Source code of charts:
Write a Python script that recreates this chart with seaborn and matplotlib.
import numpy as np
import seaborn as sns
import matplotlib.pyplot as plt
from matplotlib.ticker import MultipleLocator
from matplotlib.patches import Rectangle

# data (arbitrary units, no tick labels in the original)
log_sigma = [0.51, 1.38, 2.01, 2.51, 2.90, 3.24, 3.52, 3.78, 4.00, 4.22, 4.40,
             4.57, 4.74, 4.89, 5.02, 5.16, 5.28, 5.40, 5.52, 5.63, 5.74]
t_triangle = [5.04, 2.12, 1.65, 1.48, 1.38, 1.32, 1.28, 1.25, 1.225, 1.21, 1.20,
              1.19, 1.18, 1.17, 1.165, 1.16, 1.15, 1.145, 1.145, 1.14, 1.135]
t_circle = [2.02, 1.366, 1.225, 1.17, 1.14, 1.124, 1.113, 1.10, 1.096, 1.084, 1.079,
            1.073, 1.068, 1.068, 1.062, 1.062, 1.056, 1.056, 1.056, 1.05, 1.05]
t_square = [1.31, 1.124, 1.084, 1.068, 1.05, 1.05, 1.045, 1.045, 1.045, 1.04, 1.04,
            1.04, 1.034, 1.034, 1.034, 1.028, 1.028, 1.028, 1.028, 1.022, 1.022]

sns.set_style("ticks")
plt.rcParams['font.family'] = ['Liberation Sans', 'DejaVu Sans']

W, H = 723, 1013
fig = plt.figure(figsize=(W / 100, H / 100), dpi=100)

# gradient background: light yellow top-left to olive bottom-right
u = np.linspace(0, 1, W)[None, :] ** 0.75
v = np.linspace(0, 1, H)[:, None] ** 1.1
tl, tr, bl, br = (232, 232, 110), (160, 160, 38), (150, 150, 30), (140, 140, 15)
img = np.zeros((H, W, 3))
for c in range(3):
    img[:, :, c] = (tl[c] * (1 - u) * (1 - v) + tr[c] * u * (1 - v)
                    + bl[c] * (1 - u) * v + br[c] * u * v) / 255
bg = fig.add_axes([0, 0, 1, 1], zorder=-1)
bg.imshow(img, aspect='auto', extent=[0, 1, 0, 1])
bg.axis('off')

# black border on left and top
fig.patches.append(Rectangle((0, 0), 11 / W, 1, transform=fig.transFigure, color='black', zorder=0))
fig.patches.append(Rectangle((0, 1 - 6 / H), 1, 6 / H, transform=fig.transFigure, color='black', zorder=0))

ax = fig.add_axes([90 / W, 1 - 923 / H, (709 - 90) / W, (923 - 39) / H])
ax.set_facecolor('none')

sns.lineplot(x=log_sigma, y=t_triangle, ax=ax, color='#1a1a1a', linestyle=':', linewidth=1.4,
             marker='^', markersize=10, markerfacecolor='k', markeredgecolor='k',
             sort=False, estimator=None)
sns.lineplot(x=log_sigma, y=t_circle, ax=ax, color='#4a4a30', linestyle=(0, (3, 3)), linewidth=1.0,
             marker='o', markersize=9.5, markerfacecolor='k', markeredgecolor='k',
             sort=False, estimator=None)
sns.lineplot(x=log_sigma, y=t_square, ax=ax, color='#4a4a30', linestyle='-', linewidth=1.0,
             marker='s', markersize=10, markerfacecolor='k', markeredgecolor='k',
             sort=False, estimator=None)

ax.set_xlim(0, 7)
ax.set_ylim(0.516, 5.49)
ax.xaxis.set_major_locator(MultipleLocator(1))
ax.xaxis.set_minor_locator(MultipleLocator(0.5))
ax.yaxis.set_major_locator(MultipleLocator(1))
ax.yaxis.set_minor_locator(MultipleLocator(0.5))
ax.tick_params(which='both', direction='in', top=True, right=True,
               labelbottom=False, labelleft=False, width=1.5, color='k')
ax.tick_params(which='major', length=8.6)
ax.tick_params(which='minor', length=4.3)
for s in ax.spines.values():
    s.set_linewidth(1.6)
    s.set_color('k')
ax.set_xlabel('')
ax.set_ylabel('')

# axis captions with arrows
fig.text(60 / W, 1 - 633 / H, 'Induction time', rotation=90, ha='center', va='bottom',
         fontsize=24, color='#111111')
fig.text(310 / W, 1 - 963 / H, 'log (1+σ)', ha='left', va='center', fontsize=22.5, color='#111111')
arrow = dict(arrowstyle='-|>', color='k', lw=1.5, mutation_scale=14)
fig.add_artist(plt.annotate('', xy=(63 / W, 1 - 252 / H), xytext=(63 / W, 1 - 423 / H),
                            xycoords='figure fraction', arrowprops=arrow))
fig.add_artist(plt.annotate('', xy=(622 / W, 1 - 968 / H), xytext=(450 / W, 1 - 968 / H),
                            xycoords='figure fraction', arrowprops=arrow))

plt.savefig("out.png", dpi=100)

==

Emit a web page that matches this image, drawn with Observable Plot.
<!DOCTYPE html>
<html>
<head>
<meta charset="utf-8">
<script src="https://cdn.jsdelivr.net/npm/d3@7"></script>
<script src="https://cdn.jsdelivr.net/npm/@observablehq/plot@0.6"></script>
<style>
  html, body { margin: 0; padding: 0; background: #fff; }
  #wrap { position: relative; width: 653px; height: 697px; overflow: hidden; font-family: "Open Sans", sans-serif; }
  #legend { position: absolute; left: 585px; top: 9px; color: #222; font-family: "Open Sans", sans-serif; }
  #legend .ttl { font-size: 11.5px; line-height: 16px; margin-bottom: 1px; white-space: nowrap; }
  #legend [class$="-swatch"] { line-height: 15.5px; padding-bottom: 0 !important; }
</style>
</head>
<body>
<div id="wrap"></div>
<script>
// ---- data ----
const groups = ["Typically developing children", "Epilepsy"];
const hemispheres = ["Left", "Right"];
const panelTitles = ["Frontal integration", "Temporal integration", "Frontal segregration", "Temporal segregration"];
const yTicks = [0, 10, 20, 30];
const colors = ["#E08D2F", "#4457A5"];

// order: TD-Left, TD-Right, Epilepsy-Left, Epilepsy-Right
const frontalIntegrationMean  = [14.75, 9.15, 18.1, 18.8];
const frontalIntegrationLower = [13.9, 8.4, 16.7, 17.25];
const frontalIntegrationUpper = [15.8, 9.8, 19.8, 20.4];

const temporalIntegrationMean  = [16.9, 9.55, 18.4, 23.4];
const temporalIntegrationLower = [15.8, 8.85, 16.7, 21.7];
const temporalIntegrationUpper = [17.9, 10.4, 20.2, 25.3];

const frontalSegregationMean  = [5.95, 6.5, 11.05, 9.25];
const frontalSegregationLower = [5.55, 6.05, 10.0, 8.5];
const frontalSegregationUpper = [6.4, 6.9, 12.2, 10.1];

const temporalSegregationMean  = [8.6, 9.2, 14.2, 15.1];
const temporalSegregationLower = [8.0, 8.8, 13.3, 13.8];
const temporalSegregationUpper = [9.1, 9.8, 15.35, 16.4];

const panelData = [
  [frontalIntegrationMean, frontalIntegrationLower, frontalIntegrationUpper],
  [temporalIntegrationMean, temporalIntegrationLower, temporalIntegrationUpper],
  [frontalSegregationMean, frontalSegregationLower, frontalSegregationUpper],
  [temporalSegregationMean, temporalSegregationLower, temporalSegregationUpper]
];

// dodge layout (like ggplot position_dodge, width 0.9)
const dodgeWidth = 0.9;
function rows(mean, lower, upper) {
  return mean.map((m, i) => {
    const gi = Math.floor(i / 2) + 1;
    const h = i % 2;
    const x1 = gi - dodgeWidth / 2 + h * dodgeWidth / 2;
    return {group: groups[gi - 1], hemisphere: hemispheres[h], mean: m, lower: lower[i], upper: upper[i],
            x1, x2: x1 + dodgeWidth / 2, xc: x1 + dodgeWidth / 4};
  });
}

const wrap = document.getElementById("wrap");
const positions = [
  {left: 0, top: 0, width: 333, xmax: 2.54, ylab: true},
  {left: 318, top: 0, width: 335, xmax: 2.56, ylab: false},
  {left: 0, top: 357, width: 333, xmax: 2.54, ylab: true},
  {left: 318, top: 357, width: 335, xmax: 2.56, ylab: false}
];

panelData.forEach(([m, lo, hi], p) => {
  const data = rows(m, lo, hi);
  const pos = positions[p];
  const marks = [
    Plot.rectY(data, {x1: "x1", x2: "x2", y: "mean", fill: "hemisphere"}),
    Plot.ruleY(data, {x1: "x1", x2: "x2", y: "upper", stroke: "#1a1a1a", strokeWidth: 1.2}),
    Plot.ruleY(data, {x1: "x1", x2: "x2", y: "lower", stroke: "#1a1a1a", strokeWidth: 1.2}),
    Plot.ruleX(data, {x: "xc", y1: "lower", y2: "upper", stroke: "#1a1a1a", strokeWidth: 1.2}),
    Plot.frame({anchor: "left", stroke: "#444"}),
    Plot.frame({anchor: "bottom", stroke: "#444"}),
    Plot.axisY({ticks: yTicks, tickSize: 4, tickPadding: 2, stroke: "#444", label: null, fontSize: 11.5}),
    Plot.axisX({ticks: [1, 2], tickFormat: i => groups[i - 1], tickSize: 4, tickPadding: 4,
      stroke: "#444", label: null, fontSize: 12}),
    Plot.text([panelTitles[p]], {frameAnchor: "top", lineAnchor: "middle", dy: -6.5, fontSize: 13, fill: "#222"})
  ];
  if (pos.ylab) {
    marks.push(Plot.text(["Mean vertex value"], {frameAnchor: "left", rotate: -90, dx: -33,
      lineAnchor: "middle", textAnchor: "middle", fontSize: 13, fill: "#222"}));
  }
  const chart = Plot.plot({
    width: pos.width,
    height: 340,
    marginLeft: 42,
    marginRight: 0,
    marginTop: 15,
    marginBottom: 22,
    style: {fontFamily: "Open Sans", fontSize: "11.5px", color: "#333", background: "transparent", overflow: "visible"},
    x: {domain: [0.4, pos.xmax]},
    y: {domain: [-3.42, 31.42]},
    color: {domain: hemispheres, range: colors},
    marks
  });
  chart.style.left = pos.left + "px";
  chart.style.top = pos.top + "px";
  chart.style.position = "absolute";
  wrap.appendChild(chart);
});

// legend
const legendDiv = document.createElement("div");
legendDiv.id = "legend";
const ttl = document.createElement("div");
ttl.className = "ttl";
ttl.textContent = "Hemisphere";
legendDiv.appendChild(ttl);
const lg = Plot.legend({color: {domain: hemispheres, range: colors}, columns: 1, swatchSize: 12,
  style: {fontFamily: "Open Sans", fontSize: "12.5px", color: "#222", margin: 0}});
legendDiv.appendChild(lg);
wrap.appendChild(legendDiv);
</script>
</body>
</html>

What the task requires:
The line containing "Write a Python" opens the part, and the line containing "bg.axis('off')" closes it. Output that part exactly, with both, and only that.

Output for this task:
Write a Python script that recreates this chart with seaborn and matplotlib.
import numpy as np
import seaborn as sns
import matplotlib.pyplot as plt
from matplotlib.ticker import MultipleLocator
from matplotlib.patches import Rectangle

# data (arbitrary units, no tick labels in the original)
log_sigma = [0.51, 1.38, 2.01, 2.51, 2.90, 3.24, 3.52, 3.78, 4.00, 4.22, 4.40,
             4.57, 4.74, 4.89, 5.02, 5.16, 5.28, 5.40, 5.52, 5.63, 5.74]
t_triangle = [5.04, 2.12, 1.65, 1.48, 1.38, 1.32, 1.28, 1.25, 1.225, 1.21, 1.20,
              1.19, 1.18, 1.17, 1.165, 1.16, 1.15, 1.145, 1.145, 1.14, 1.135]
t_circle = [2.02, 1.366, 1.225, 1.17, 1.14, 1.124, 1.113, 1.10, 1.096, 1.084, 1.079,
            1.073, 1.068, 1.068, 1.062, 1.062, 1.056, 1.056, 1.056, 1.05, 1.05]
t_square = [1.31, 1.124, 1.084, 1.068, 1.05, 1.05, 1.045, 1.045, 1.045, 1.04, 1.04,
            1.04, 1.034, 1.034, 1.034, 1.028, 1.028, 1.028, 1.028, 1.022, 1.022]

sns.set_style("ticks")
plt.rcParams['font.family'] = ['Liberation Sans', 'DejaVu Sans']

W, H = 723, 1013
fig = plt.figure(figsize=(W / 100, H / 100), dpi=100)

# gradient background: light yellow top-left to olive bottom-right
u = np.linspace(0, 1, W)[None, :] ** 0.75
v = np.linspace(0, 1, H)[:, None] ** 1.1
tl, tr, bl, br = (232, 232, 110), (160, 160, 38), (150, 150, 30), (140, 140, 15)
img = np.zeros((H, W, 3))
for c in range(3):
    img[:, :, c] = (tl[c] * (1 - u) * (1 - v) + tr[c] * u * (1 - v)
                    + bl[c] * (1 - u) * v + br[c] * u * v) / 255
bg = fig.add_axes([0, 0, 1, 1], zorder=-1)
bg.imshow(img, aspect='auto', extent=[0, 1, 0, 1])
bg.axis('off')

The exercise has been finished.